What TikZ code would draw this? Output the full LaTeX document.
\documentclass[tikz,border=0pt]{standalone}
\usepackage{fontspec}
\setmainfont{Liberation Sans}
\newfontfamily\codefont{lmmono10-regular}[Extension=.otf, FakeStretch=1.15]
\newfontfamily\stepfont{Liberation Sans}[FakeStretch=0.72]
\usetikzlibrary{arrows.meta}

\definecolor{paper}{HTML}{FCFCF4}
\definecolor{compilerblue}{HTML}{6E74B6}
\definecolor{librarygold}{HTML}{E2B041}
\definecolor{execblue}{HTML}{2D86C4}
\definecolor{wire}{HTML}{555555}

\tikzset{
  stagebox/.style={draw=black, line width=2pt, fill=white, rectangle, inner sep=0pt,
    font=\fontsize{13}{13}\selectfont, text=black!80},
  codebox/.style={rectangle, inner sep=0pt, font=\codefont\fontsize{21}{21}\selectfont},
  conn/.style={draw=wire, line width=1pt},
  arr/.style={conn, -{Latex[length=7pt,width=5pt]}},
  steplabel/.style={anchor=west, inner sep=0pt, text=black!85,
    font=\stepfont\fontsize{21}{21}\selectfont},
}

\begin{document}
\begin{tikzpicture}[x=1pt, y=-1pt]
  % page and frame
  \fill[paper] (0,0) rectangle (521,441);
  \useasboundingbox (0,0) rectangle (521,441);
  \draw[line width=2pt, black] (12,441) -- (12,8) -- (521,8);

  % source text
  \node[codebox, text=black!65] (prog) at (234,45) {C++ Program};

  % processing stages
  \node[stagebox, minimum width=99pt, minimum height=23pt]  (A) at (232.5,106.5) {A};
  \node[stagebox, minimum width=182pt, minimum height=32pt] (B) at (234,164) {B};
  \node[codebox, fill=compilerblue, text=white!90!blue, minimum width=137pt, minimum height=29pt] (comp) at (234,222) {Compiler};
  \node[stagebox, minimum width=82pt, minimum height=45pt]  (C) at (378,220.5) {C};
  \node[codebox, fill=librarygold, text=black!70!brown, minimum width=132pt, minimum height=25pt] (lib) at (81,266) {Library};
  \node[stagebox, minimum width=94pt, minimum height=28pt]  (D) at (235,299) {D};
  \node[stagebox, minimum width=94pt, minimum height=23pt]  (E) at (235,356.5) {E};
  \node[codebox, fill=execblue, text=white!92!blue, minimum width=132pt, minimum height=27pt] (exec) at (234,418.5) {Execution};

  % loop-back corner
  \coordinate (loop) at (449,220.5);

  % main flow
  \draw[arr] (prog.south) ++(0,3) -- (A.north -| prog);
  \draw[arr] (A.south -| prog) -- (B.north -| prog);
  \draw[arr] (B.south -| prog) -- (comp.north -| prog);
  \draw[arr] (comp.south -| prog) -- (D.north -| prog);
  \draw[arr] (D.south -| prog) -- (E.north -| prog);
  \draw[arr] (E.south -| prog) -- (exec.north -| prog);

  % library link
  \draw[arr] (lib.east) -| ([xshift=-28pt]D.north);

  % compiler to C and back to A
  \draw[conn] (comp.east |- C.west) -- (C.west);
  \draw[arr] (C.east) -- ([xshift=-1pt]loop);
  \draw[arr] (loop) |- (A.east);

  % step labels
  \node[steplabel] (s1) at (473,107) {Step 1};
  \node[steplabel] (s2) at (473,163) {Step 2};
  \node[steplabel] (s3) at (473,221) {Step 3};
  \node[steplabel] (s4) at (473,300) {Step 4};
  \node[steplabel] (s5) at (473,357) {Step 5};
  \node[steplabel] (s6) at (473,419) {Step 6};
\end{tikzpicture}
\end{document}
-*-
**Request**
Starting at the first line of the data above, please restate word for word every line up to and including the one that holds "text=black!65] (prog) at", and add nothing else.

**Response**
What TikZ code would draw this? Output the full LaTeX document.
\documentclass[tikz,border=0pt]{standalone}
\usepackage{fontspec}
\setmainfont{Liberation Sans}
\newfontfamily\codefont{lmmono10-regular}[Extension=.otf, FakeStretch=1.15]
\newfontfamily\stepfont{Liberation Sans}[FakeStretch=0.72]
\usetikzlibrary{arrows.meta}

\definecolor{paper}{HTML}{FCFCF4}
\definecolor{compilerblue}{HTML}{6E74B6}
\definecolor{librarygold}{HTML}{E2B041}
\definecolor{execblue}{HTML}{2D86C4}
\definecolor{wire}{HTML}{555555}

\tikzset{
  stagebox/.style={draw=black, line width=2pt, fill=white, rectangle, inner sep=0pt,
    font=\fontsize{13}{13}\selectfont, text=black!80},
  codebox/.style={rectangle, inner sep=0pt, font=\codefont\fontsize{21}{21}\selectfont},
  conn/.style={draw=wire, line width=1pt},
  arr/.style={conn, -{Latex[length=7pt,width=5pt]}},
  steplabel/.style={anchor=west, inner sep=0pt, text=black!85,
    font=\stepfont\fontsize{21}{21}\selectfont},
}

\begin{document}
\begin{tikzpicture}[x=1pt, y=-1pt]
  % page and frame
  \fill[paper] (0,0) rectangle (521,441);
  \useasboundingbox (0,0) rectangle (521,441);
  \draw[line width=2pt, black] (12,441) -- (12,8) -- (521,8);

  % source text
  \node[codebox, text=black!65] (prog) at (234,45) {C++ Program};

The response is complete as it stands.